1934: A bandeira do fascismo
Luis Monti foi o único jogador da história a jogar duas finais por países diferentes em Mundiais, em 1930 pela Argentina e em 1934 pela campeã Itália (2-1 à Checoslováquia, após prolongamento). Nascido no país sul-americano, mas descendente de italianos, foi um de vários jogadores a mudar de seleção (os "oriundi", oriundos de Itália, ou descendentes) e o único presente nos jogos decisivos. Monti disse que se sentiu manipulado: ameaçado de morte caso ganhasse o primeiro mundial (pelos uruguaios) e se perdesse aquele em que o ditador fascista Benito Mussolini usou como montra do seu regime. Para isso, valeu tudo, até controlar os árbitros.
Este foi o mundial de Vittorio Pozzo, que continuou conotado com a extrema direita mesmo após a queda do regime, único treinador a vencer dois torneios planetários (ganharia também em 1938), além de uns Jogos Olímpicos (1936). Foi, provavelmente, o mais vitorioso técnico europeu da década de 30 do Século XX. Mas foi também o torneio do mítico avançado-depois-médio Giuseppe Meazza, que tendo passado por Milan e Juventus, ficou na história como o grande símbolo do Inter (entre 1995 e 2014, o atual dirigente dos nerazzurri, o argentino Javier Zanetti, fez mais jogos e ganhou mais títulos em nove anos e reabriu a discussão). Curioso que ainda hoje, 39 anos após a sua morte, é tema de discórdia: em 1980, o estádio (do bairro) de San Siro foi batizado com o nome do jogador, mas o Milan usa a designação original por causa da mais forte ligação do jogador ao Inter, que usa estádio Giuseppe Meazza.
Este mundial foi, também, terreno político para Mussolini amplificar os valores do fascismo e da união nacional. "Il Duce" conseguiu a organização do torneio após oito (!) votações na FIFA e da desistência da Suécia. Prometeu rios de dinheiro e utilizou todas as armas legais e ilícitas para garantir o título. Desde o recrutamento de "oriundi" a rios de dinheiro para construir três novos estádios (Nápoles, Trieste e Turim) dos oito que acolheram a prova. Entre muitas decisões polémicas favoráveis à squadra azzurra, sobrepôs-se a nomeação do sueco Ivan Eklind para as meias-finais (1-0) com golo precedido de falta sobre a outra grande favorita, a Áustria - "equipa maravilha" - do craque Matthias Sindlar e de Pepi: Josef Bican ainda hoje divide analistas, havendo quem defenda que foi o maior goleador de sempre do futebol mundial, com 1468 golos). E para o jogo decisivo no Estádio Nacional do Partido Nacional Fascista (deu origem ao estádio Flamínio, usado nos últimos anos pela seleção de râguebi). A 10 de junho, a Itália impôs-se perante a Checoslováquia (3-1 sobre a Alemanha na meia-final) e sagrou-se a segunda campeã mundial (e para Mussolini, ou ganhavam ou "arcariam com as consequências"), com o árbitro a ser recebido pelo ditador na tribuna de honra antes da partida. O 2-1 só foi conseguido no prolongamento, depois de estar em desvantagem até aos 81 minutos. Nesse momento, Giovanni Ferrari dominou a bola com a mão antes de servir Raimundo Orsi para o empate. O herói foi Angelo Schiavio, autor do golo da vitória aos cinco minutos do prolongamento - e melhor marcador do torneio, com quatro golos, a par do checo Nejedly e do alemão Conen.

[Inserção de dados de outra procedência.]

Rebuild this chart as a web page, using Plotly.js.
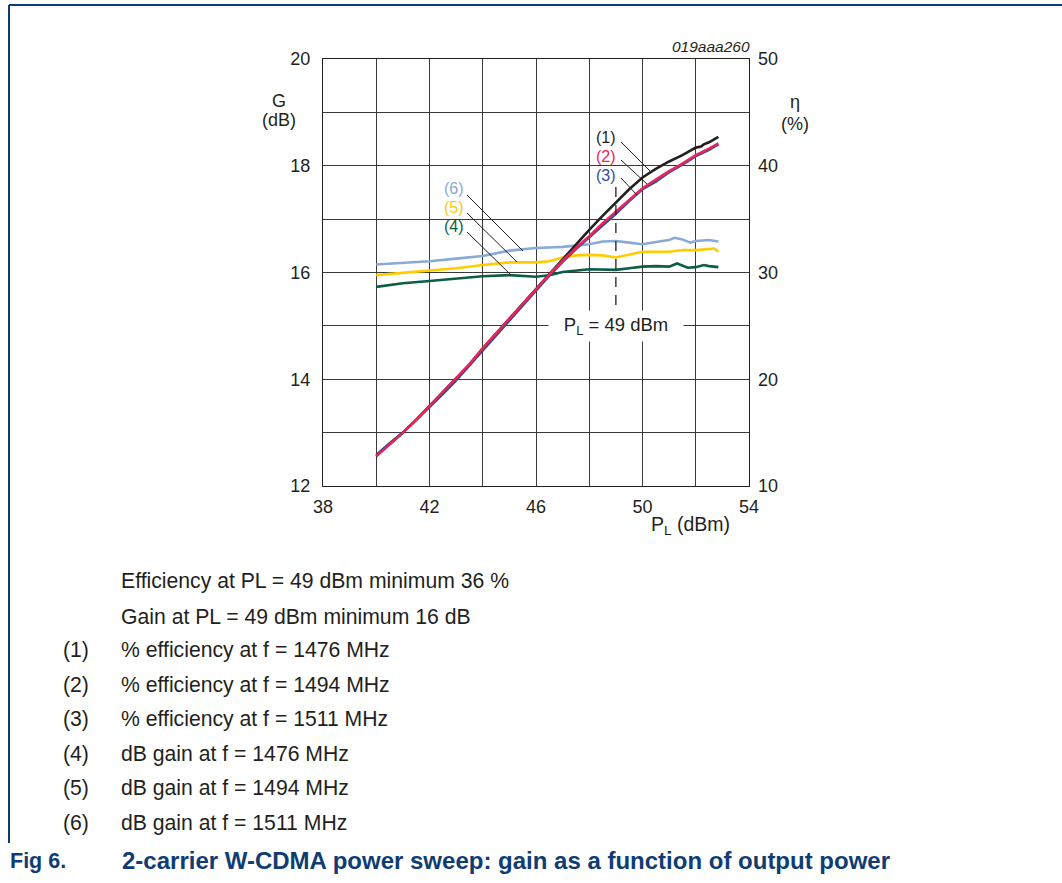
<!DOCTYPE html>
<html>
<head>
<meta charset="utf-8">
<script src="https://cdn.plot.ly/plotly-3.0.1.min.js"></script>
<style>
html,body{margin:0;padding:0;background:#fff;}
#chart{width:1062px;height:883px;}
</style>
</head>
<body>
<div id="chart"></div>
<script>
// ---------------- data ----------------
const xTicks = [38, 42, 46, 50, 54];
const gTicks = [12, 14, 16, 18, 20];
const etaTicks = [10, 20, 30, 40, 50];

// efficiency (%) curves
const eff1X = [40,40.5,41,41.5,42,42.5,43,43.5,44,44.5,45,45.5,46,46.5,47,47.5,48,48.5,49,49.5,50,50.3,50.5,51,51.5,52,52.2,52.3,52.5,52.85];
const eff1Y = [12.8,13.9,15.0,16.2,17.5,18.7,20.0,21.4,22.9,24.3,25.7,27.1,28.5,29.9,31.2,32.7,34.0,35.3,36.6,37.8,38.9,39.4,39.7,40.4,41.0,41.7,41.8,42.0,42.2,42.7];
const eff2X = [40,40.5,41,41.5,42,42.5,43,43.5,44,44.5,45,45.5,46,46.5,47,47.5,48,48.5,49,49.5,50,50.5,51,51.5,52,52.5,52.85];
const eff2Y = [12.8,13.9,15.0,16.2,17.5,18.7,20.0,21.4,22.9,24.3,25.6,27.0,28.4,29.8,31.1,32.3,33.4,34.6,35.7,36.8,37.9,38.7,39.5,40.2,41.0,41.6,42.1];
const eff3X = eff2X;
const eff3Y = [12.9,14.0,15.0,16.2,17.4,18.6,19.9,21.3,22.8,24.2,25.5,26.9,28.3,29.7,31.0,32.2,33.3,34.4,35.5,36.7,37.8,38.5,39.4,40.1,40.9,41.5,42.0];

// gain (dB) curves
const g4X = [40,41,42,43,44,45,45.5,46,46.5,47,48,48.5,49,49.5,50,50.5,51,51.3,51.7,52,52.3,52.5,52.85];
const g4Y = [15.73,15.80,15.84,15.88,15.93,15.95,15.94,15.92,15.95,16.01,16.06,16.06,16.05,16.08,16.11,16.12,16.11,16.17,16.09,16.10,16.14,16.12,16.10];
const g5X = [40,41,42,43,44,45,46,46.5,47,47.5,48,48.5,49,49.5,50,50.5,51,51.5,52,52.5,52.7,52.85];
const g5Y = [15.95,15.99,16.03,16.08,16.14,16.19,16.19,16.21,16.28,16.32,16.33,16.32,16.28,16.34,16.39,16.39,16.39,16.42,16.42,16.44,16.45,16.39];
const g6X = [40,41,42,43,44,45,46,47,48,48.5,49,49.5,50,50.5,51,51.2,51.5,51.8,52,52.5,52.85];
const g6Y = [16.15,16.18,16.21,16.26,16.31,16.41,16.46,16.48,16.53,16.58,16.59,16.56,16.53,16.57,16.61,16.65,16.62,16.56,16.59,16.61,16.58];

const seriesLabels = ["(1)","(2)","(3)","(4)","(5)","(6)"];
const listTexts = [
  "% efficiency at f = 1476 MHz",
  "% efficiency at f = 1494 MHz",
  "% efficiency at f = 1511 MHz",
  "dB gain at f = 1476 MHz",
  "dB gain at f = 1494 MHz",
  "dB gain at f = 1511 MHz"
];
const noteTexts = [
  "Efficiency at PL = 49 dBm minimum 36 %",
  "Gain at PL = 49 dBm minimum 16 dB"
];
const figNo = "Fig 6.";
const figTitle = "2-carrier W-CDMA power sweep: gain as a function of output power";
const markerPL = 49;

// ---------------- styles ----------------
const FONT = "Liberation Sans, Arial, Helvetica, sans-serif";
const C = {
  black: "#231F20", red: "#E8265A", blue: "#2F4F9A",
  green: "#0B5E45", yellow: "#FFCC00", lblue: "#8AAAD6",
  navy: "#0F3D73", grid: "#3a3a3a"
};

const W = 1062, H = 883;
const X0 = 323, X1 = 749, Y0 = 59, Y1 = 486;
const px = p => (p - X0) / (X1 - X0);
const py = p => (Y1 - p) / (Y1 - Y0);

function line(x, y, color, axis) {
  return {x, y, type: "scatter", mode: "lines", yaxis: axis,
    line: {color, width: 2.6, shape: "linear"}, hoverinfo: "skip"};
}

const traces = [
  line(g6X, g6Y, C.lblue, "y"),
  line(g5X, g5Y, C.yellow, "y"),
  line(g4X, g4Y, C.green, "y"),
  line(eff3X, eff3Y, C.blue, "y2"),
  line(eff1X, eff1Y, C.black, "y2"),
  line(eff2X, eff2Y, C.red, "y2")
];

const annotations = [];
const shapes = [];
function txt(x, y, text, opts) {
  annotations.push(Object.assign({
    xref: "paper", yref: "paper", x: px(x), y: py(y), text,
    showarrow: false, xanchor: "center", yanchor: "middle", borderpad: 0,
    font: {family: FONT, size: 18, color: C.black}
  }, opts || {}));
}
function seg(x0, y0, x1, y1, color, width, dash) {
  shapes.push({type: "line", xref: "paper", yref: "paper",
    x0: px(x0), y0: py(y0), x1: px(x1), y1: py(y1),
    line: {color, width, dash: dash || "solid"}});
}

// axis titles
txt(279, 101, "G");
txt(279, 120, "(dB)");
txt(795, 102, "η");
txt(795, 124, "(%)");
txt(690, 525, "P<sub>L</sub> (dBm)", {font: {family: FONT, size: 19.5, color: C.black}});
txt(751, 47, "<i>019aaa260</i>", {xanchor: "right", font: {family: FONT, size: 15.5, color: C.black}});

// series labels with leader lines
const labColors = [C.black, C.red, C.blue, C.green, C.yellow, C.lblue];
const labPos = [[606,137],[606,156],[606,175],[454,226],[454,207],[454,188]];
const leader = [
  [621,142,650,171],[621,160,647,184],[621,178,637,195],
  [467,232,511,275],[467,213,517,262],[467,195,523,251]
];
for (let i = 0; i < 6; i++) {
  txt(labPos[i][0], labPos[i][1], seriesLabels[i], {font: {family: FONT, size: 16, color: labColors[i]}});
  seg(leader[i][0], leader[i][1], leader[i][2], leader[i][3], C.black, 1);
}

// PL = 49 dBm marker
shapes.push({type: "line", xref: "x", yref: "y", x0: markerPL, x1: markerPL, y0: 17.6, y1: 15.3,
  line: {color: C.black, width: 1.3, dash: "10px,8px"}});
annotations.push({xref: "x", yref: "y", x: markerPL, y: 15, showarrow: false,
  text: "P<sub>L</sub> = " + markerPL + " dBm", bgcolor: "#fff",
  width: 128, height: 24, borderpad: 3,
  font: {family: FONT, size: 18.5, color: C.black}});

// notes and list below chart
const BODY = {family: FONT, size: 21.2, color: C.black};
txt(120, 581, noteTexts[0], {xanchor: "left", font: BODY});
txt(120, 616, noteTexts[1], {xanchor: "left", font: BODY});
const listY = [650, 685, 719, 754, 788, 823];
for (let i = 0; i < 6; i++) {
  txt(62, listY[i], seriesLabels[i], {xanchor: "left", font: BODY});
  txt(120, listY[i], listTexts[i], {xanchor: "left", font: BODY});
}
txt(9, 861, "<b>" + figNo + "</b>", {xanchor: "left", font: {family: FONT, size: 21.5, color: C.navy}});
txt(121, 861, "<b>" + figTitle + "</b>", {xanchor: "left", font: {family: FONT, size: 24, color: C.navy}});

// page frame lines
seg(9, 5, 1062, 5, C.navy, 2);
seg(9, 5, 9, 843, C.navy, 2);

const axisCommon = {
  showline: true, linecolor: C.black, linewidth: 1, mirror: true,
  zeroline: false, ticks: "", showgrid: true, gridcolor: C.grid, gridwidth: 1,
  tickfont: {family: FONT, size: 18, color: C.black}, fixedrange: true
};

const layout = {
  width: W, height: H,
  margin: {l: X0, r: W - X1, t: Y0, b: H - Y1, pad: 0},
  paper_bgcolor: "#fff", plot_bgcolor: "#fff",
  showlegend: false,
  xaxis: Object.assign({}, axisCommon, {
    range: [38, 54], tickmode: "array", tickvals: xTicks, ticktext: xTicks.map(String),
    minor: {tickmode: "linear", tick0: 38, dtick: 2, showgrid: true, gridcolor: C.grid, gridwidth: 1, ticks: ""},
    ticklabelstandoff: 4
  }),
  yaxis: Object.assign({}, axisCommon, {
    range: [12, 20], tickmode: "array", tickvals: gTicks, ticktext: gTicks.map(String),
    minor: {tickmode: "linear", tick0: 12, dtick: 1, showgrid: true, gridcolor: C.grid, gridwidth: 1, ticks: ""},
    ticklabelstandoff: 8
  }),
  yaxis2: {
    overlaying: "y", side: "right", range: [10, 50],
    tickmode: "array", tickvals: etaTicks, ticktext: etaTicks.map(String),
    showgrid: false, zeroline: false, showline: false, ticks: "",
    tickfont: {family: FONT, size: 18, color: C.black}, ticklabelstandoff: 8, fixedrange: true
  },
  annotations, shapes
};

Plotly.newPlot("chart", traces, layout, {displayModeBar: false, staticPlot: true});
</script>
</body>
</html>
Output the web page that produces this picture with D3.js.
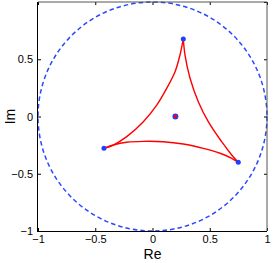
<!DOCTYPE html>
<html>
<head>
<meta charset="utf-8">
<style>
body { margin: 0; background: #fff; }
text { font-family: "Liberation Sans", Arial, sans-serif; }
.axis .domain { display: none; }
.axis text { font-size: 11px; fill: #000; }
</style>
</head>
<body>
<svg id="chart" width="273" height="263"></svg>
<script src="https://d3js.org/d3.v7.min.js"></script>
<script>

// curve sides, [Re, Im]
var sideLeft = [[0.269, 0.677], [0.240, 0.537], [0.197, 0.391], [0.124, 0.246], [0.037, 0.100],
                [-0.080, -0.045], [-0.225, -0.176], [-0.342, -0.249], [-0.424, -0.278]];
var sideRight = [[0.269, 0.677], [0.284, 0.537], [0.328, 0.334], [0.400, 0.129], [0.487, -0.045],
                 [0.604, -0.220], [0.692, -0.336], [0.749, -0.400]];
var sideBottom = [[-0.424, -0.278], [-0.342, -0.249], [-0.225, -0.225], [-0.080, -0.217], [0.094, -0.220],
                  [0.269, -0.240], [0.444, -0.278], [0.590, -0.321], [0.692, -0.365], [0.749, -0.400]];
var vertices = [[0.269, 0.677], [-0.424, -0.278], [0.749, -0.400]];
var centre = [0.2, 0.0];

var xTicks = [-1, -0.5, 0, 0.5, 1];
var yTicks = [-1, -0.5, 0, 0.5];

var svg = d3.select("#chart"),
    margin = {top: 2, right: 6, bottom: 32, left: 38},
    width = +svg.attr("width") - margin.left - margin.right,
    height = +svg.attr("height") - margin.top - margin.bottom;

var x = d3.scaleLinear().domain([-1, 1]).range([margin.left, margin.left + width]);
var y = d3.scaleLinear().domain([-1, 1]).range([margin.top + height, margin.top]);

var fmt = function(d) { return d3.format("")(d); };

// unit circle
svg.append("circle")
    .attr("cx", x(0))
    .attr("cy", y(0))
    .attr("r", x(1) - x(0))
    .attr("fill", "none")
    .attr("stroke", "#2a48ff")
    .attr("stroke-width", 1.5)
    .attr("stroke-dasharray", "4.5,3");

var line = d3.line()
    .x(function(d) { return x(d[0]); })
    .y(function(d) { return y(d[1]); })
    .curve(d3.curveCatmullRom);

[sideLeft, sideRight, sideBottom].forEach(function(s) {
  svg.append("path")
      .datum(s)
      .attr("d", line)
      .attr("fill", "none")
      .attr("stroke", "#ff0000")
      .attr("stroke-width", 1.4);
});

svg.selectAll(".vtx")
    .data(vertices)
    .enter().append("circle")
    .attr("class", "vtx")
    .attr("cx", function(d) { return x(d[0]); })
    .attr("cy", function(d) { return y(d[1]); })
    .attr("r", 2.5)
    .attr("fill", "#1f3fff");

svg.append("circle")
    .attr("cx", x(centre[0]))
    .attr("cy", y(centre[1]))
    .attr("r", 2.4)
    .attr("fill", "#ff0000")
    .attr("stroke", "#2040ff")
    .attr("stroke-width", 1.2);

// axes, ticks inward
svg.append("g")
    .attr("class", "axis")
    .attr("transform", "translate(0," + (margin.top + height) + ")")
    .call(d3.axisBottom(x).tickValues(xTicks).tickSize(-3).tickPadding(4).tickFormat(fmt));

svg.append("g")
    .attr("class", "axis")
    .attr("transform", "translate(" + margin.left + ",0)")
    .call(d3.axisLeft(y).tickValues(yTicks).tickSize(-3).tickPadding(5).tickFormat(fmt));

svg.append("g")
    .attr("class", "axis")
    .attr("transform", "translate(0," + margin.top + ")")
    .call(d3.axisTop(x).tickValues(xTicks).tickSize(-3).tickFormat(""));

svg.append("g")
    .attr("class", "axis")
    .attr("transform", "translate(" + (margin.left + width) + ",0)")
    .call(d3.axisRight(y).tickValues(yTicks.concat([1])).tickSize(-3).tickFormat(""));

// box
svg.append("line")
    .attr("x1", x(-1)).attr("x2", x(1)).attr("y1", y(-1) + 0.5).attr("y2", y(-1) + 0.5)
    .attr("stroke", "#000");
svg.append("line")
    .attr("x1", x(-1) - 0.5).attr("x2", x(-1) - 0.5).attr("y1", y(1)).attr("y2", y(-1) + 1)
    .attr("stroke", "#000");
svg.append("line")
    .attr("x1", x(-1)).attr("x2", x(1)).attr("y1", y(1)).attr("y2", y(1))
    .attr("stroke", "#555");
svg.append("line")
    .attr("x1", x(1)).attr("x2", x(1)).attr("y1", y(1)).attr("y2", y(-1))
    .attr("stroke", "#555");

svg.append("text")
    .attr("x", x(0))
    .attr("y", 259)
    .attr("text-anchor", "middle")
    .attr("font-size", 14)
    .text("Re");

svg.append("text")
    .attr("transform", "translate(15," + y(0) + ") rotate(-90)")
    .attr("text-anchor", "middle")
    .attr("font-size", 14)
    .text("Im");

</script>
</body>
</html>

Depois da fraca adesão ao primeiro Mundial, a edição de 1934 chamou a atenção de 34 seleções. Foi criada a fase de qualificação por ordem geográfica, embora a Europa dominasse com 12 vagas entre os 16 participantes da fase final. Em retaliação à ausência da maioria das equipas europeias quatro anos antes, o Uruguai boicotou a competição. Chile e Peru apuraram-se, mas desistiram, dando a vaga a Argentina e Brasil (permitindo que seja a única seleção a marcar presença em todos os mundiais). Curiosamente, o escrete cairia no primeiro jogo, os oitavos-de-final (não houve fase de grupos), a pior resultado de sempre (14.º).